Award-winning author, international speaker, and former radio show personality.
Over the past few months, I have been watching a friend drown herself in her own pool of perfection. Then recently, the topic of perfection came up again in the psychology course I teach. And today, I saw a t-shirt that said, “Perfect is Boring, Be Imperfectly You.” I could not help but realize the universe was trying to send me a message. As I thought more about this concept related to my own life and those I have met and worked with over the years, I realized that we are obsessed with the notion of perfection. In fact, we are so obsessed, that plastic surgery and reconstruction are a 60-billion-dollar industry.
The thing is, there is no such thing as perfection. In fact, I dare say, we delete the word from the dictionary because it is a completely subjective idea. What is perfect for one is not perfect for another. Moreover, it is a completely unobtainable concept or life goal as societal and personal views change over time. So, what is perfect today, may be obsolete tomorrow. Think of it as the Tweedy Bird tattoo someone gets when they were 18 and at 40 seems utterly ridiculous. Tastes change. Yet sadly, there is a deeper issue with perfection as it relates to our emotional health and well-being.
More often than not, trying to be perfect is nothing more than power and control issues which are rooted in low self-worth. If we aren’t comfortable with our flaws, then we will be hard-wired to believe that others aren’t accepting of us either. The more we don’t feel we measure up, the more we try to control our environment. This puts us on a hamster wheel trying to be everything for everyone. This notion of perfection also leads us down the slippery slope of judgement for ourselves and others. The simple fact is that you CAN’T be nonjudgmental if you spend time judging yourself. It simply doesn’t work. So, trying to be perfect creates a hyperawareness of all that is imperfect around you. You begin to believe in a global incompetency and convince yourself to come degree or other that no one can do anything as well as you can. This creates unrealistic expectations for yourselves and others.
The fact is that we can never be everything for everyone nor can we control the details of our lives. Not everyone will like us. We aren’t capable of everything. We won’t be the thinnest, prettiest, richest, or most successful. In someone’s eyes, we will always be imperfect. And sure, when we consistently make effort to control all the variables in our lives, from time to time we may succeed. But allowing the process of life to happen is far more rewarding (and relaxing) than trying to pin down every aspect of it which only creates anxiety, depression, low self-worth, and ultimately fear.
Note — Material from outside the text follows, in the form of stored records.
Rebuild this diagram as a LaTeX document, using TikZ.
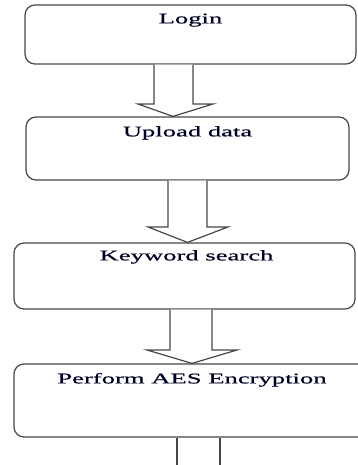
\documentclass[tikz,border=0pt]{standalone}
\usepackage{fontspec}
\setmainfont{Liberation Serif}[FakeStretch=1.8, FakeBold=0.6]
\begin{document}
\begin{tikzpicture}[x=1pt,y=-1pt,
  stepbox/.style={draw=black!72, line width=1.2pt, rounded corners=10pt},
  steptext/.style={anchor=base, inner sep=0pt, text=black!85!blue,
    font=\fontsize{14.8}{17}\selectfont},
  blockarrow/.style={draw=black!72, line width=1.2pt, fill=white, line join=miter}]
\useasboundingbox (0,0) rectangle (358,465);
\clip (0,0) rectangle (358,465);

% process steps
\node[stepbox, minimum width=331pt, minimum height=59pt, inner sep=0pt] (login) at (190.5,34.5) {};
\node[stepbox, minimum width=323pt, minimum height=63pt, inner sep=0pt] (upload) at (187.5,148.5) {};
\node[stepbox, minimum width=341pt, minimum height=66pt, inner sep=0pt] (keyword) at (184.5,276) {};
\node[stepbox, minimum width=356pt, minimum height=73pt, inner sep=0pt] (aes) at (192,400.5) {};

\node[steptext] (t1) at ([yshift=-19pt]login.north) {Login};
\node[steptext] (t2) at ([yshift=-20pt]upload.north) {Upload data};
\node[steptext] (t3) at ([yshift=-18pt, xshift=2pt]keyword.north) {Keyword search};
\node[steptext] (t4) at ([yshift=-20pt]aes.north) {Perform AES Encryption};

% hollow block arrows between the steps
\draw[blockarrow] (154,0 |- login.south) -- (154,104) -- (138,104)
  -- (173,0 |- upload.north) -- (213,104) -- (193,104) -- (193,0 |- login.south);
\draw[blockarrow] (168,0 |- upload.south) -- (168,227) -- (148,227)
  -- (187.5,0 |- keyword.north) -- (228,227) -- (207,227) -- (207,0 |- upload.south);
\draw[blockarrow] (170,0 |- keyword.south) -- (170,350) -- (147,350)
  -- (192,0 |- aes.north) -- (237,350) -- (212,350) -- (212,0 |- keyword.south);
\draw[blockarrow] (177,0 |- aes.south) -- (177,480) (220,480) -- (220,0 |- aes.south);
\end{tikzpicture}
\end{document}
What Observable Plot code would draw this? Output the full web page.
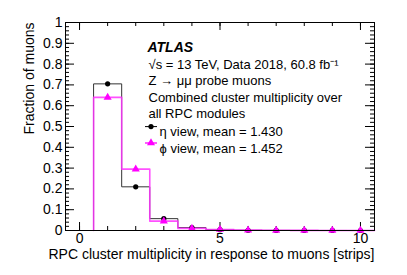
<!DOCTYPE html>
<html><head><meta charset="utf-8">
<script src="https://cdn.jsdelivr.net/npm/d3@7"></script>
<script src="https://cdn.jsdelivr.net/npm/@observablehq/plot@0.6"></script>
<style>
html,body{margin:0;padding:0;background:#fff;}
svg{font-family:"Liberation Sans",Arial,sans-serif;}
</style></head>
<body><div id="chart"></div>
<script>
// Data
const binCenters = [1, 2, 3, 4, 5, 6, 7, 8, 9, 10];
const etaValues = [0.705, 0.21, 0.057, 0.014, 0.004, 0.0012, 0.0005, 0.0003, 0.0002, 0.0001];
const phiValues = [0.64, 0.295, 0.045, 0.010, 0.005, 0.002, 0.001, 0.0005, 0.0003, 0.0002];
const xTickLabels = [0, 5, 10];
const yTickLabels = [0, 0.1, 0.2, 0.3, 0.4, 0.5, 0.6, 0.7, 0.8, 0.9, 1];
const textLines = [
  "√s = 13 TeV, Data 2018, 60.8 fb⁻¹",
  "Z → μμ probe muons",
  "Combined cluster multiplicity over",
  "all RPC modules"
];
const legendLabels = ["η view, mean = 1.430", "ϕ view, mean = 1.452"];

const W = 407, H = 275;
const mL = 65, mR = 33, mT = 22, mB = 45;
const fw = W - mL - mR, fh = H - mT - mB;

function stepData(vals) {
  const pts = [{x: binCenters[0] - 0.5, y: 0}];
  vals.forEach((v, i) => pts.push({x: binCenters[i] - 0.5, y: v}));
  pts.push({x: binCenters[vals.length - 1] + 0.5, y: vals[vals.length - 1]});
  return pts;
}
const eta = binCenters.map((x, i) => ({x, y: etaValues[i]}));
const phi = binCenters.map((x, i) => ({x, y: phiValues[i]}));

const xMinor = d3.range(0, 11);
const yMajor = yTickLabels;
const yMinor = d3.range(0, 51).map(i => i / 50);

const fs = 13;
const pink = "#ff33ff";
const textX = 83, line0 = 37, lineStep = 16.4;

const textMarks = textLines.map((t, i) =>
  Plot.text([t], {frameAnchor: "top-left", dx: textX, dy: line0 + i * lineStep, textAnchor: "start", fontSize: fs}));
const legendDy = legendLabels.map((t, i) => line0 + (4 + i) * lineStep + 2);
const legendMarks = legendLabels.map((t, i) =>
  Plot.text([t], {frameAnchor: "top-left", dx: 94, dy: legendDy[i], textAnchor: "start", fontSize: fs}));

const chart = Plot.plot({
  width: W, height: H,
  marginLeft: mL, marginRight: mR, marginTop: mT, marginBottom: mB,
  style: {fontFamily: "'Liberation Sans', Arial, sans-serif", fontSize: fs + "px", background: "#fff"},
  x: {domain: [-0.5, 10.5], axis: null},
  y: {domain: [0, 1], axis: null},
  marks: [
    // ticks inside the frame
    Plot.tickX(xMinor, {x: d => d, insetTop: fh - 4, stroke: "#000"}),
    Plot.tickX(xTickLabels, {x: d => d, insetTop: fh - 8, stroke: "#000"}),
    Plot.tickX(xMinor, {x: d => d, insetBottom: fh - 4, stroke: "#000"}),
    Plot.tickX(xTickLabels, {x: d => d, insetBottom: fh - 8, stroke: "#000"}),
    Plot.tickY(yMinor, {y: d => d, insetRight: fw - 4, stroke: "#000"}),
    Plot.tickY(yMajor, {y: d => d, insetRight: fw - 9, stroke: "#000"}),
    Plot.tickY(yMinor, {y: d => d, insetLeft: fw - 4, stroke: "#000"}),
    Plot.tickY(yMajor, {y: d => d, insetLeft: fw - 9, stroke: "#000"}),
    // axis labels
    Plot.axisX(xTickLabels, {tickSize: 0, tickPadding: 3, fontSize: fs + 1, label: null}),
    Plot.axisY(yTickLabels, {tickSize: 0, tickPadding: 3, fontSize: fs + 1, label: null, tickFormat: d => String(d)}),
    // histograms
    Plot.line(stepData(etaValues), {x: "x", y: "y", curve: "step-after", stroke: "#333", strokeWidth: 1}),
    Plot.line(stepData(phiValues), {x: "x", y: "y", curve: "step-after", stroke: pink, strokeWidth: 1.6, strokeOpacity: 0.85}),
    // markers
    Plot.dot(eta, {x: "x", y: "y", r: 2.6, fill: "#000", stroke: null}),
    Plot.dot(phi, {x: "x", y: "y", r: 3, symbol: "triangle", fill: "#ff00ff", stroke: null}),
    Plot.frame({stroke: "#000"}),
    // axis titles
    Plot.text(["Fraction of muons"], {frameAnchor: "top-left", dx: -41, dy: 0, rotate: -90, textAnchor: "end", fontSize: fs + 1}),
    Plot.text(["RPC cluster multiplicity in response to muons [strips]"], {frameAnchor: "bottom-right", dy: 28, textAnchor: "end", fontSize: fs + 1}),
    // ATLAS label
    Plot.text(["ATLAS"], {frameAnchor: "top-left", dx: 82, dy: 20, textAnchor: "start", fontWeight: "bold", fontStyle: "italic", fontSize: fs + 1}),
    ...textMarks,
    ...legendMarks
  ]
});
document.getElementById("chart").appendChild(chart);

// legend symbols (line + marker) drawn next to the legend texts
const svg = d3.select(chart);
const lg = svg.append("g");
legendDy.forEach((dy, i) => {
  const cx = mL + 86, cy = mT + dy;
  lg.append("line").attr("x1", cx - 6).attr("x2", cx + 6).attr("y1", cy).attr("y2", cy)
    .attr("stroke", i === 0 ? "#000" : pink).attr("stroke-width", i === 0 ? 1 : 1.6);
  if (i === 0) {
    lg.append("circle").attr("cx", cx).attr("cy", cy).attr("r", 2.6).attr("fill", "#000");
  } else {
    lg.append("path").attr("transform", `translate(${cx},${cy})`)
      .attr("d", d3.symbol(d3.symbolTriangle, Math.PI * 9)()).attr("fill", "#ff00ff");
  }
});
</script></body></html>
But the thing is, when we allow ourselves to be the perfectly flawed humans that we are and understand that very little in our lives is under our control, we can breathe into a space of presence and self-love. God made us to be special and unique! We weren’t meant to be like everyone else or even be perfect for anyone else. We only must be good enough for OURSELVES! And it is when we step into the idea of being perfectly imperfect, God smiles and says, “I am glad you love yourself because I worked hard on you.”